Как ни странно, переводы с армянского сослужили мне в работе над «Лагерем Валленштейна» полезную службу. Дело в том, что осенью 1951 года я, совсем еще молодой переводчик, был великодушно включен в бригаду поэтов, которой в Ереване предстояло готовить материалы — то есть книги, циклы стихов и пр. — для очередной декады армянской литературы и искусства; подобные декады всех союзных республик проводились тогда в Москве с необычайной пышностью.
В нашу поэтическую группу входили Илья Сельвинский, Вера Звягинцева, Татьяна Спендиарова, Сергей Шервинский, Ирина Снегова, потом нагрянула шумная, безалаберная ватага обработчиков подстрочной прозы.
Жили хмельно, весело, сдружились с армянскими поэтами, легко изготовляли из сыроватых подстрочников русские вирши.
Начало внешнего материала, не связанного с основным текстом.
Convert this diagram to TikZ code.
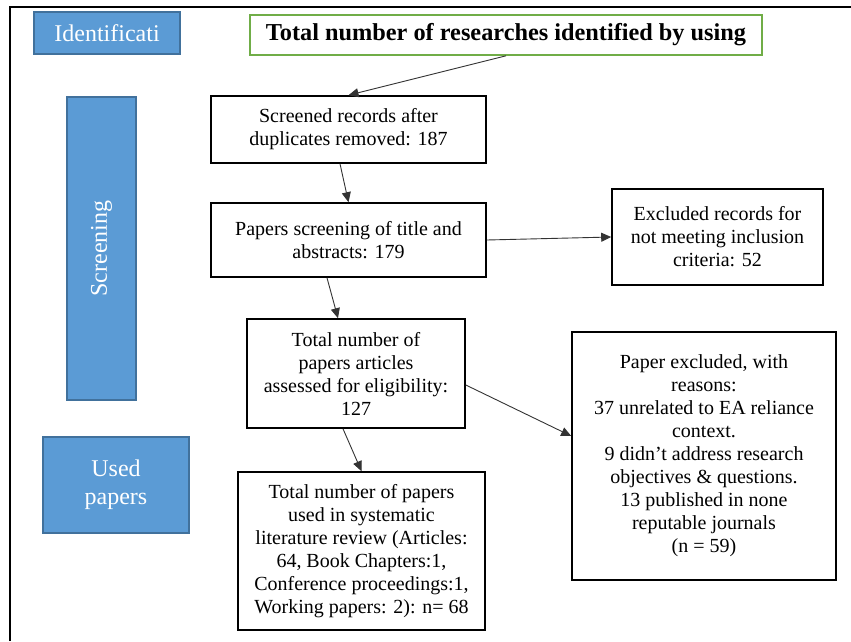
\documentclass[tikz,border=0pt]{standalone}
\usepackage{fontspec}
\setmainfont{Liberation Serif}
\usepackage{tikz}
\usetikzlibrary{arrows.meta}

\definecolor{stageblue}{HTML}{5B9BD5}
\definecolor{stageedge}{HTML}{41719C}
\definecolor{srcgreen}{HTML}{70AD47}

\begin{document}
\begin{tikzpicture}[
      x=1pt, y=-1pt,
      font=\fontsize{20}{23}\selectfont,
      box/.style={draw, line width=1.6pt, align=center, inner sep=2pt},
      stage/.style={draw=stageedge, line width=1.4pt, fill=stageblue, text=white, align=center, font=\fontsize{24}{28}\selectfont},
      arrow/.style={-{Triangle[length=10pt, width=9pt]}, line width=0.9pt, draw=black!80}
    ]
    \useasboundingbox (0,0) rectangle (851,641);
    \draw[line width=1.6pt] (10,641) -- (10,7) -- (851,7);
    % stage labels
    \node[stage, minimum width=146pt, minimum height=42pt] (ident) at (107,33) {Identificati};
    \node[stage, rotate=90, minimum width=303pt, minimum height=69pt] (screen) at (101.5,248.5) {Screening};
    \node[stage, minimum width=146pt, minimum height=96pt] (used) at (116,485) {Used\\papers};
    % flow boxes
    \node[box, draw=srcgreen, minimum width=512pt, minimum height=40pt, font=\fontsize{24.3}{27}\selectfont\bfseries] (src) at (506,35) {Total number of researches identified by using};
    \node[box, minimum width=275pt, minimum height=67pt] (scr) at (348.5,129.5) {Screened records after\\duplicates removed: 187};
    \node[box, minimum width=275pt, minimum height=74pt] (title) at (348.5,240) {Papers screening of title and\\abstracts: 179};
    \node[box, minimum width=211pt, minimum height=96pt] (excl) at (717.5,237) {Excluded records for\\not meeting inclusion\\criteria: 52};
    \node[box, minimum width=218pt, minimum height=109pt] (elig) at (356,373.5) {Total number of\\papers articles\\assessed for eligibility:\\127};
    \node[box, minimum width=264pt, minimum height=248pt] (rsn) at (704,456) {Paper excluded, with\\reasons:\\37 unrelated to EA reliance\\context.\\9 didn’t address research\\objectives \& questions.\\13 published in none\\reputable journals\\(n = 59)};
    \node[box, minimum width=247pt, minimum height=158pt] (incl) at (361.5,551) {Total number of papers\\used in systematic\\literature review (Articles:\\64, Book Chapters:1,\\Conference proceedings:1,\\Working papers: 2): n= 68};
    % connectors
    \draw[arrow] (src.south) -- (scr.north);
    \draw[arrow] ([xshift=-8.5pt]scr.south) -- (title.north);
    \draw[arrow] (title.east) -- (excl.west);
    \draw[arrow] ([xshift=-21.5pt]title.south) -- ([xshift=-18pt]elig.north);
    \draw[arrow] ([yshift=-11.5pt]elig.east) -- ([yshift=20pt]rsn.west);
    \draw[arrow] ([xshift=-13pt]elig.south) -- (incl.north);
  \end{tikzpicture}
\end{document}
На мою долю выпали сатирические басни, где нужны были игра слов, каламбуры, сочная лексика. Это была хорошая школа. Сам того не сознавая, я набирался опыта для передачи просторечий, смачного словесного озорства, ритмической раскованности.
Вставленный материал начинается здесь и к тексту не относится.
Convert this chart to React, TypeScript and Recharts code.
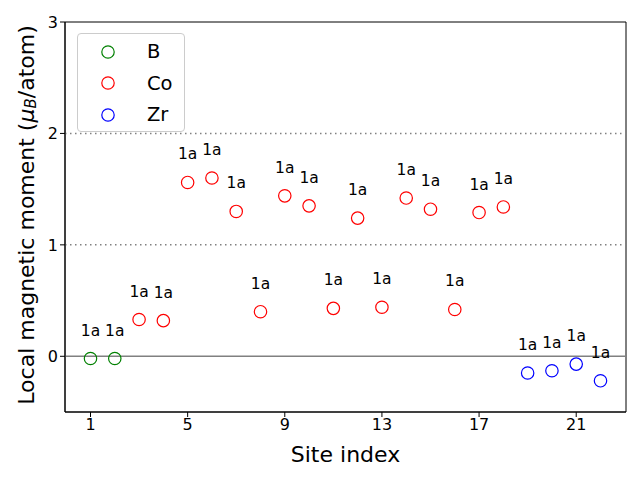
import React from 'react';
import {
  ScatterChart,
  Scatter,
  XAxis,
  YAxis,
  ReferenceLine,
  ReferenceArea,
} from 'recharts';

const SITES = [1, 2, 3, 4, 5, 6, 7, 8, 9, 10, 11, 12, 13, 14, 15, 16, 17, 18, 19, 20, 21, 22];
const MOMENTS = [
  -0.02, -0.02, 0.33, 0.32, 1.56, 1.6, 1.3, 0.4, 1.44, 1.35, 0.43,
  1.24, 0.44, 1.42, 1.32, 0.42, 1.29, 1.34, -0.15, -0.13, -0.07, -0.22,
];
const SPECIES = [
  'B', 'B', 'Co', 'Co', 'Co', 'Co', 'Co', 'Co', 'Co', 'Co', 'Co',
  'Co', 'Co', 'Co', 'Co', 'Co', 'Co', 'Co', 'Zr', 'Zr', 'Zr', 'Zr',
];
const WYCKOFF = SITES.map(() => '1a');

const ELEMENTS = ['B', 'Co', 'Zr'];
const ELEMENT_COLORS: Record<string, string> = { B: '#008000', Co: '#ff0000', Zr: '#0000ff' };

const X_TICKS = [1, 5, 9, 13, 17, 21];
const Y_TICKS = [0, 1, 2, 3];

const FONT = "'DejaVu Sans', sans-serif";

const seriesFor = (el: string) =>
  SITES.map((s, i) => ({ site: s, moment: MOMENTS[i], label: WYCKOFF[i], el: SPECIES[i] })).filter(
    (d) => d.el === el
  );

const makeShape = (color: string) => (props: any) => {
  const { cx, cy, payload } = props;
  return (
    <g>
      <circle cx={cx} cy={cy} r={6.2} fill="none" stroke={color} strokeWidth={1.2} />
      <text
        x={cx}
        y={cy - 28}
        textAnchor="middle"
        dominantBaseline="central"
        fontSize={15.5}
        fontFamily={FONT}
        fill="#000"
      >
        {payload.label}
      </text>
    </g>
  );
};

const LegendBox = () => (
  <div
    style={{
      position: 'absolute',
      left: 77,
      top: 33,
      width: 108,
      height: 99,
      border: '1px solid #cccccc',
      borderRadius: 4,
      background: 'rgba(255,255,255,0.8)',
      boxSizing: 'border-box',
      fontFamily: FONT,
      fontSize: 19.5,
      paddingTop: 2,
    }}
  >
    {ELEMENTS.map((el) => (
      <div key={el} style={{ display: 'flex', alignItems: 'center', height: 31.5 }}>
        <svg width={60} height={20}>
          <circle cx={30} cy={10} r={6.2} fill="none" stroke={ELEMENT_COLORS[el]} strokeWidth={1.2} />
        </svg>
        <span style={{ marginLeft: 9 }}>{el}</span>
      </div>
    ))}
  </div>
);

const YLabel = () => {
  const cy = 215;
  const cx = 26;
  return (
    <text
      x={cx}
      y={cy}
      transform={`rotate(-90 ${cx} ${cy})`}
      textAnchor="middle"
      dominantBaseline="central"
      fontSize={22}
      fontFamily={FONT}
      fill="#000"
    >
      Local magnetic moment (
      <tspan fontStyle="italic">μ</tspan>
      <tspan fontStyle="italic" fontSize={15} dy={5}>B</tspan>
      <tspan dy={-5}>/atom)</tspan>
    </text>
  );
};

const XLabel = () => (
  <text
    x={345.5}
    y={454}
    textAnchor="middle"
    dominantBaseline="central"
    fontSize={22}
    fontFamily={FONT}
    fill="#000"
  >
    Site index
  </text>
);

export default function App() {
  return (
    <div style={{ position: 'absolute', left: 0, top: 0, width: 640, height: 480, background: '#fff' }}>
      <ScatterChart width={640} height={480} margin={{ top: 22, right: 14, bottom: 28, left: 0 }}>
        <XAxis
          type="number"
          dataKey="site"
          domain={[-0.05, 23.05]}
          ticks={X_TICKS}
          allowDataOverflow
          height={40}
          tickSize={5}
          stroke="#000"
          tick={{ fill: '#000', fontSize: 16, fontFamily: FONT }}
          label={<XLabel />}
        />
        <YAxis
          type="number"
          dataKey="moment"
          domain={[-0.5, 3]}
          ticks={Y_TICKS}
          allowDataOverflow
          width={65}
          tickSize={5}
          stroke="#000"
          tick={{ fill: '#000', fontSize: 16, fontFamily: FONT }}
          label={<YLabel />}
        />
        <ReferenceLine y={0} stroke="#808080" strokeWidth={1.5} />
        <ReferenceLine y={1} stroke="#808080" strokeWidth={1.5} strokeDasharray="1.5 3.5" />
        <ReferenceLine y={2} stroke="#808080" strokeWidth={1.5} strokeDasharray="1.5 3.5" />
        <ReferenceArea x1={-0.05} x2={23.05} y1={-0.5} y2={3} fill="none" stroke="#000" strokeWidth={1} />
        {ELEMENTS.map((el) => (
          <Scatter
            key={el}
            name={el}
            data={seriesFor(el)}
            fill="none"
            stroke={ELEMENT_COLORS[el]}
            shape={makeShape(ELEMENT_COLORS[el])}
            isAnimationActive={false}
          />
        ))}
      </ScatterChart>
      <LegendBox />
    </div>
  );
}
«Лагерь Валленштейна» раньше переводил Лев Мей — его перевод, сделанный в XIX веке, высоко оцененный тогдашней критикой, считался теперь устаревшим. Возможно, талантливый перевод Мея спасет редактура — осовременят лексику, устранят не всегда уместные руссицизмы («Батька, смотри — не случилось бы худа…», «Князь он, аль нету? Али чеканить не может монету?..», «На поле, на воле ждет доля меня…» и т. д.). В. Зоргенфрей перевел «Лагерь», может быть, слишком педантично, но зато безукоризненно точно.
В состязание со своими предшественниками я вступал, опираясь на то, что уже было ими достигнуто. Иное непонятное мне в подлиннике место можно было прояснить, заглянув в Мея или Зоргенфрея.
В чем же заключалась моя задача?
Передо мной было живописное массовое действо, был полюбившийся мне раешный стих «книттельферз», была многоголосица войска: гогот, рев, брань, стон, жалоба… Сам вышедший недавно из солдатской среды, я мог, пожалуй, передать это достаточно живо. В знаменитом монологе капуцина, отмеченном у нас и Толстым, и Тургеневым, перемешались пророчества и каламбуры, латынь и похабщина. Сумбурное, вздыбленное, барочное время. Я чувствовал, что, опираясь на шиллеровский текст, одолеваю своих предшественников.